I'm running into a weird bug where apply_history_best doesn't work unless extract_from_program has been called somewhere before in the program (given the log file already exists).

Here is a minimal example:

import os
import sys

import numpy as np
import tvm
from tvm import te
from tvm import autotvm
from tvm import relay
import tvm.relay.testing
from tvm.autotvm.tuner import XGBTuner, GATuner, RandomTuner, GridSearchTuner
from tvm.contrib.util import tempdir
import tvm.contrib.graph_runtime as runtime

input_shape = (1, 3, 224, 224)
output_shape = (1, 1000)

def run(mod, params, ctx):
    lib = relay.build(mod, target="llvm", params=params)

    dummy_data = np.random.uniform(size=input_shape).astype("float32")

    m = runtime.GraphModule(lib['default'](ctx))
    m.set_input('data', dummy_data)
    m.run()
    tvm_output = m.get_output(0)

    ftimer = m.module.time_evaluator("run", ctx, repeat=5, number=5)
    prof_res = np.array(ftimer().results) * 1000
    print(
        "%-20s %-19s (%s)"
        % ("Runtime:", "%.2f ms" % np.mean(prof_res), "%.2f ms" % np.std(prof_res))
    )


if __name__ == "__main__":
    mod, params = tvm.relay.testing.resnet.get_workload()

    ctx = tvm.cpu()
    print("Untuned")
    run(mod, params, ctx)

    log_filename = "bug_tuning.log"
    tmp_log_file = log_filename + ".tmp"
    if os.path.exists(tmp_log_file):
        os.remove(tmp_log_file)

    if sys.argv[1] == "tune" or sys.argv[1] == "extract":
        tasks = autotvm.task.extract_from_program(mod["main"], target="llvm",
                                                  params=params,
                                                  )

        if sys.argv[1] == "tune":
            for i, task in enumerate(tasks[0:4]):
                prefix = "[Task %2d/%2d] " % (i+1, len(tasks))
                tuner_obj = GridSearchTuner(task)

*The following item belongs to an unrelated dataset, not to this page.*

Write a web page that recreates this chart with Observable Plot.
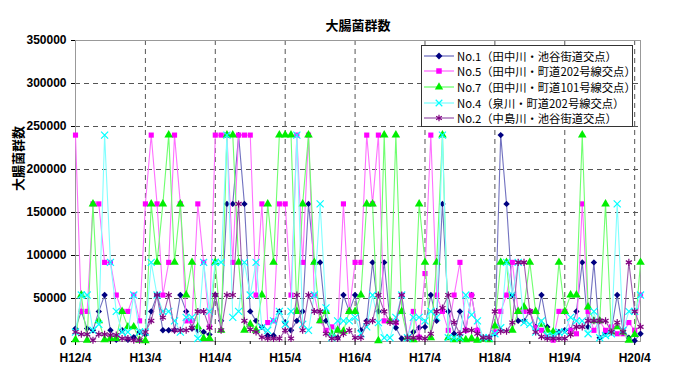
<!DOCTYPE html>
<html><head><meta charset="utf-8">
<script src="https://cdn.jsdelivr.net/npm/d3@7"></script>
<script src="https://cdn.jsdelivr.net/npm/@observablehq/plot@0.6"></script>
<style>
body{margin:0;background:#fff;}
#wrap{position:relative;width:680px;height:380px;}
#legend{position:absolute;left:421px;top:45px;width:212px;height:82px;border:1px solid #333;background:#fff;font-family:"Noto Sans CJK JP";font-size:11.3px;box-sizing:border-box;padding:2px 0 0 1px;color:#000;overflow:visible}
.row{display:flex;align-items:center;height:15.6px;white-space:nowrap}
.row svg{margin-right:2px;flex-shrink:0}
</style></head><body><div id="wrap"><div id="legend"></div></div>
<script>
// month index 0 = H12/4 ... 96 = H20/4, 97 = H20/5
const tickLabels = ["H12/4","H13/4","H14/4","H15/4","H16/4","H17/4","H18/4","H19/4","H20/4"];
const yTicks = [0,50000,100000,150000,200000,250000,300000,350000];

const no1 = [15000,35000,15000,13000,35000,54000,13000,2000,13000,2000,5000,11000,
 8000,35000,54000,13000,13000,13000,54000,35000,15000,13000,11000,8000,
 54000,24000,160000,160000,240000,160000,35000,24000,17000,7000,7000,35000,
 22000,13000,24000,35000,160000,92000,92000,24000,9000,4300,54000,35000,
 54000,13000,24000,92000,35000,92000,24000,16000,3500,3500,11000,16000,
 17000,54000,24000,160000,35000,9000,35000,13000,54000,13000,3500,4300,
 9000,240000,160000,54000,24000,24000,35000,17000,54000,17000,3500,11000,
 13000,13000,35000,92000,17000,92000,4300,9000,13000,54000,13000,4300,
 1000,9000];
const no5 = [240000,35000,35000,160000,160000,92000,92000,54000,35000,35000,54000,24000,
 160000,240000,160000,54000,92000,240000,160000,24000,24000,160000,92000,17000,
 240000,240000,240000,92000,240000,240000,240000,54000,160000,22000,24000,160000,
 160000,54000,240000,92000,240000,54000,24000,13000,17000,13000,160000,35000,
 92000,92000,240000,160000,240000,24000,24000,22000,54000,4300,35000,5000,
 79000,240000,54000,35000,13000,54000,92000,13000,54000,13000,4300,4300,
 11000,35000,54000,92000,35000,35000,35000,16000,13000,5400,1500,35000,
 35000,13000,9000,160000,35000,13000,24000,13000,17000,9000,9000,22000,
 13000,54000];
const no7 = [2000,54000,1500,160000,24000,2000,3500,3500,35000,17000,17000,1500,
 1000,160000,92000,160000,240000,92000,160000,54000,92000,17000,3500,3500,
 92000,13000,240000,240000,92000,13000,20000,13000,54000,160000,92000,240000,
 240000,240000,35000,160000,240000,92000,24000,35000,9000,13000,12000,35000,
 35000,54000,160000,160000,1000,240000,24000,240000,35000,4300,2000,160000,
 92000,4300,92000,240000,4300,2000,3500,2000,3500,1500,3000,2000,
 18000,92000,92000,13000,35000,40000,92000,35000,20000,13000,11000,92000,
 35000,54000,54000,240000,40000,24000,24000,160000,11000,17000,11000,1500,
 8000,92000];
const no4 = [11000,54000,54000,13000,20000,240000,92000,35000,11000,11000,54000,11000,
 11000,92000,54000,35000,35000,24000,11000,28000,28000,3500,92000,35000,
 92000,92000,240000,28000,35000,92000,54000,92000,16000,13000,24000,35000,
 20000,35000,240000,20000,13000,54000,160000,39000,4300,24000,24000,24000,
 28000,9000,17000,54000,22000,4300,4300,28000,54000,4300,28000,28000,
 24000,35000,28000,240000,4300,4300,4300,54000,31000,24000,4300,4300,
 9000,16000,92000,54000,92000,22000,20000,11000,24000,7000,7000,11000,
 11000,28000,24000,24000,9000,35000,4300,7000,9000,160000,13000,35000,
 35000,54000];
const no2 = [11000,8500,8500,1500,8500,8500,7500,7500,3500,3500,1500,1500,
 11000,24000,54000,28000,54000,13000,13000,13000,16000,35000,35000,16000,
 54000,13000,54000,54000,160000,24000,14000,11000,5000,3500,3500,3500,
 13000,3500,54000,13000,54000,35000,35000,9000,3500,3500,9000,13000,
 4300,4300,22000,24000,54000,35000,22000,22000,54000,4300,4300,4300,
 3500,9000,35000,39000,54000,22000,9000,13000,13000,9000,4300,4300,
 35000,12000,12000,22000,92000,92000,35000,11000,5400,3500,3500,3500,
 3500,8000,17000,17000,24000,24000,24000,24000,11000,22000,11000,92000,
 35000,17000];

const seriesNames = ["No.1（田中川・池谷街道交点）","No.5（田中川・町道202号線交点）","No.7（田中川・町道101号線交点）","No.4（泉川・町道202号線交点）","No.2（中島川・池谷街道交点）"];
const seriesValues = [no1,no5,no7,no4,no2];
const lineColors = ["#7272c0","#ff70ff","#70ff70","#80ffff","#a060b0"];
const markColors = ["#000080","#ff00ff","#00ee00","#00ffff","#800080"];
const symbols = ["diamond2","square","triangle","times","asterisk"];
const filled = [true,true,true,false,false];

const data = [];
seriesValues.forEach((vals,s) => vals.forEach((v,i) => data.push({s, i, v})));

const marks = [
  Plot.gridY({ticks: yTicks.slice(1,-1), stroke:"#555", strokeOpacity:1, strokeDasharray:"5,4"}),
  Plot.gridX({ticks: d3.range(12, 97, 12), stroke:"#555", strokeOpacity:1, strokeDasharray:"5,4"}),
  Plot.frame({stroke:"#999"}),
  Plot.axisY({ticks: yTicks, tickFormat: d => String(d), tickSize: 4, tickPadding: 5, label: null, fontSize: 12, fontWeight: "bold", fontFamily: "Liberation Sans"}),
  Plot.axisX({ticks: d3.range(0, 97, 12), tickFormat: (d, k) => tickLabels[k], tickSize: 4, tickPadding: 8, label: null, fontSize: 12, fontWeight: "bold", fontFamily: "Liberation Sans"}),
  Plot.axisX({ticks: d3.range(6, 97, 12), tickSize: 3, text: null, label: null}),
  Plot.text(["大腸菌群数"], {frameAnchor: "top", dy: -20, fontSize: 13, fontWeight: "bold"}),
  Plot.text(["大腸菌群数"], {frameAnchor: "left", dx: -57, rotate: -90, fontSize: 13, fontWeight: "bold"})
];
seriesValues.forEach((vals, s) => {
  const d = data.filter(p => p.s === s);
  marks.push(Plot.line(d, {x: "i", y: "v", stroke: lineColors[s], strokeWidth: 1.1}));
  if (filled[s]) marks.push(Plot.dot(d, {x: "i", y: "v", symbol: symbols[s], fill: markColors[s], r: s === 2 ? 3.2 : 2.9}));
  else marks.push(Plot.dot(d, {x: "i", y: "v", symbol: symbols[s], stroke: markColors[s], strokeWidth: 1.2, r: 3.3}));
});

const chart = Plot.plot({
  width: 680, height: 380,
  marginLeft: 75, marginRight: 40, marginTop: 40, marginBottom: 39,
  x: {domain: [0, 97]},
  y: {domain: [0, 350000]},
  style: {fontFamily: "Noto Sans CJK JP", background: "#fff", color: "#000"},
  marks
});
document.getElementById("wrap").prepend(chart);

// legend
const leg = d3.select("#legend");
const symMap = [d3.symbolDiamond2, d3.symbolSquare, d3.symbolTriangle, d3.symbolTimes, d3.symbolAsterisk];
seriesNames.forEach((name, s) => {
  const row = leg.append("div").attr("class", "row");
  const svg = row.append("svg").attr("width", 32).attr("height", 12);
  svg.append("line").attr("x1", 1).attr("x2", 31).attr("y1", 6).attr("y2", 6).attr("stroke", lineColors[s]).attr("stroke-width", 1.3);
  const p = svg.append("path").attr("transform", "translate(16,6)").attr("d", d3.symbol(symMap[s], 30)());
  if (filled[s]) p.attr("fill", markColors[s]); else p.attr("fill", "none").attr("stroke", markColors[s]).attr("stroke-width", 1.2);
  row.append("span").text(name);
});
</script></body></html>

                # do tuning
                measure_option = autotvm.measure_option(
                        builder=autotvm.LocalBuilder(),
                        runner=autotvm.LocalRunner(number=10, repeat=1,
                                                   min_repeat_ms=1000),
                    )
                n_trial= min(len(task.config_space), 10)
                tuner_obj.tune(n_trial=n_trial,
                               early_stopping=False,
                               measure_option=measure_option,
                               callbacks=[
                                   autotvm.callback.progress_bar(n_trial, prefix=prefix),
                                   autotvm.callback.log_to_file(tmp_log_file)])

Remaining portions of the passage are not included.